For comparison – please consider the MSS against the below code of conduct from the UK’s National Union of Journalists.
There is a fair amount of cross-over. Therefore, arguably, if you stand for this – then you cannot stand against the MSS and in fact, should seek GRI certification if the spirit of codes of conduct and ethics are in effect.
It may be argued that if you have a code of conduct for your association then the GRI is providing the guidelines and structure on which you can report and confirm that you are actually standing by those ideals.
I could go on for a very long time about this report – I see enormous implications, and I will write again soon.
For the meantime, I wish to finish by correcting my earlier post which wrongly stated that PR Companies are not considered for this document. Reading page 10 more closely I see the following text under ‘For whom is the Sector Supplement intended?’
The MSS is intended for use by organisations that create and disseminate content for audience consumption using the tools and platforms of mass communication.

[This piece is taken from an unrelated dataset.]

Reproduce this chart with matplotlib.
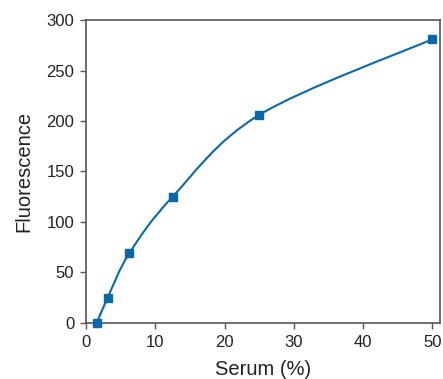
import numpy as np
import matplotlib
matplotlib.use("Agg")
from matplotlib import pyplot as plt
from matplotlib.path import Path
from matplotlib.patches import PathPatch

# ---------------------------- Data ---------------------------- #

serum = [1.5625, 3.125, 6.25, 12.5, 25, 50]
fluorescence = [0, 25, 69, 125, 206, 281]

x_ticks = [0, 10, 20, 30, 40, 50]
y_ticks = [0, 50, 100, 150, 200, 250, 300]

blue = '#0b68a6'
spine_color = '#555555'

plt.rcParams['font.family'] = ['Liberation Sans', 'DejaVu Sans']

# ---------------------------- Smooth curve ---------------------------- #

def smoothPath(xs, ys):
    # Catmull-Rom style bezier through the points
    pts = np.column_stack([xs, ys]).astype(float)
    n = len(pts)
    verts = [pts[0]]
    codes = [Path.MOVETO]
    for i in range(n - 1):
        p0 = pts[i - 1] if i > 0 else pts[i]
        p1 = pts[i]
        p2 = pts[i + 1]
        p3 = pts[i + 2] if i + 2 < n else pts[i + 1]
        c1 = p1 + (p2 - p0) / 6.0
        c2 = p2 - (p3 - p1) / 6.0
        verts += [c1, c2, p2]
        codes += [Path.CURVE4] * 3
    return Path(verts, codes)

# ---------------------------- Plot ---------------------------- #

fig = plt.figure(figsize=(4.43, 3.79), dpi=100)
ax = fig.add_axes([0.1941, 0.1478, 0.7991, 0.7994])

curve = PathPatch(smoothPath(serum, fluorescence), facecolor='none', edgecolor=blue, lw=1.5)
ax.add_patch(curve)
ax.plot(serum, fluorescence, linestyle='none', marker='s', markersize=5.3, color=blue, clip_on=False, zorder=3)

ax.set_xlim(0, 51.1)
ax.set_ylim(0, 300)
ax.set_xticks(x_ticks)
ax.set_yticks(y_ticks)

for spine in ax.spines.values():
    spine.set_color(spine_color)
    spine.set_linewidth(1.2)

ax.tick_params(axis='both', direction='out', length=4.5, width=1, color=spine_color, pad=4,
               labelsize=12, labelcolor='#222222')

ax.set_xlabel('Serum (%)', fontsize=14.5, color='#222222', labelpad=7)
ax.set_ylabel('Fluorescence', fontsize=14.5, color='#222222', labelpad=9)

fig.savefig('out.png', dpi=100)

The range of content is diverse, including news, information, opinion, entertainment, gaming, education, literature, advocacy and advertising.
Activities of these organisations incude at least one of the following:
- Creating content
- Owning a platform for the dissemination of content
- Reaching a sizeable audience with content
In this respect, the GRI and its MSS committee have managed to describe any and all organisations and individuals who are producing and disseminating content to any audience.